— START Source data —

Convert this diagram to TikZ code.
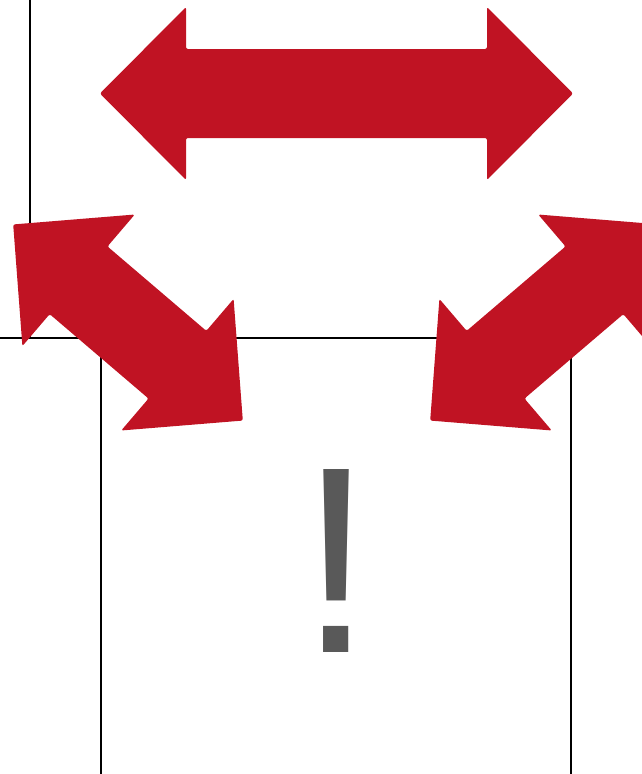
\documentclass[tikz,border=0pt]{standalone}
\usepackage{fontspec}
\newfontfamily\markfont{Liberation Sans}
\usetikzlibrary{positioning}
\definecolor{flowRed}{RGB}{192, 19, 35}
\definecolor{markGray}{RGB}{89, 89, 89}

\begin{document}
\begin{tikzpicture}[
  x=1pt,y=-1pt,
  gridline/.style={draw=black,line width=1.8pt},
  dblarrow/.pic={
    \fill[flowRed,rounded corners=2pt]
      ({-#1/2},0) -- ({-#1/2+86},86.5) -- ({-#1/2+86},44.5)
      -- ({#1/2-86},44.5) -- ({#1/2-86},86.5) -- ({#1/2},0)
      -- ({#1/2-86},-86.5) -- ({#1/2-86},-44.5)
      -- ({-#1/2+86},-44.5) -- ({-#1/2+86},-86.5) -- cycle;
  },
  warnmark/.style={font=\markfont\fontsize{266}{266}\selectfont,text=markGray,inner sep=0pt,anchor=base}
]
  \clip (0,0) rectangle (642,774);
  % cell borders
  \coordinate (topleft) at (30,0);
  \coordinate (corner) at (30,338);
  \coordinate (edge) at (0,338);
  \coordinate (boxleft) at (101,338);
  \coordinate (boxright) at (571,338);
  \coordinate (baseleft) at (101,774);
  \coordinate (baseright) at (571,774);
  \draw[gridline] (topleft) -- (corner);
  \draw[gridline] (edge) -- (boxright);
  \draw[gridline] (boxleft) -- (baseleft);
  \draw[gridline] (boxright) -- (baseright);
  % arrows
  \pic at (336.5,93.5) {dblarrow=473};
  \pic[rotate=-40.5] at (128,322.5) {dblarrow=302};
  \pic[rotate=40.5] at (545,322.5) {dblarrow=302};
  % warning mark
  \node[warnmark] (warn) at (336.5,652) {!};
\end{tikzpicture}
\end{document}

— END Source data —

→ Exercise goal
The data should be printed again unchanged; leave its pictures out.

→ Complete answer
Convert this diagram to TikZ code.
\documentclass[tikz,border=0pt]{standalone}
\usepackage{fontspec}
\newfontfamily\markfont{Liberation Sans}
\usetikzlibrary{positioning}
\definecolor{flowRed}{RGB}{192, 19, 35}
\definecolor{markGray}{RGB}{89, 89, 89}

\begin{document}
\begin{tikzpicture}[
  x=1pt,y=-1pt,
  gridline/.style={draw=black,line width=1.8pt},
  dblarrow/.pic={
    \fill[flowRed,rounded corners=2pt]
      ({-#1/2},0) -- ({-#1/2+86},86.5) -- ({-#1/2+86},44.5)
      -- ({#1/2-86},44.5) -- ({#1/2-86},86.5) -- ({#1/2},0)
      -- ({#1/2-86},-86.5) -- ({#1/2-86},-44.5)
      -- ({-#1/2+86},-44.5) -- ({-#1/2+86},-86.5) -- cycle;
  },
  warnmark/.style={font=\markfont\fontsize{266}{266}\selectfont,text=markGray,inner sep=0pt,anchor=base}
]
  \clip (0,0) rectangle (642,774);
  % cell borders
  \coordinate (topleft) at (30,0);
  \coordinate (corner) at (30,338);
  \coordinate (edge) at (0,338);
  \coordinate (boxleft) at (101,338);
  \coordinate (boxright) at (571,338);
  \coordinate (baseleft) at (101,774);
  \coordinate (baseright) at (571,774);
  \draw[gridline] (topleft) -- (corner);
  \draw[gridline] (edge) -- (boxright);
  \draw[gridline] (boxleft) -- (baseleft);
  \draw[gridline] (boxright) -- (baseright);
  % arrows
  \pic at (336.5,93.5) {dblarrow=473};
  \pic[rotate=-40.5] at (128,322.5) {dblarrow=302};
  \pic[rotate=40.5] at (545,322.5) {dblarrow=302};
  % warning mark
  \node[warnmark] (warn) at (336.5,652) {!};
\end{tikzpicture}
\end{document}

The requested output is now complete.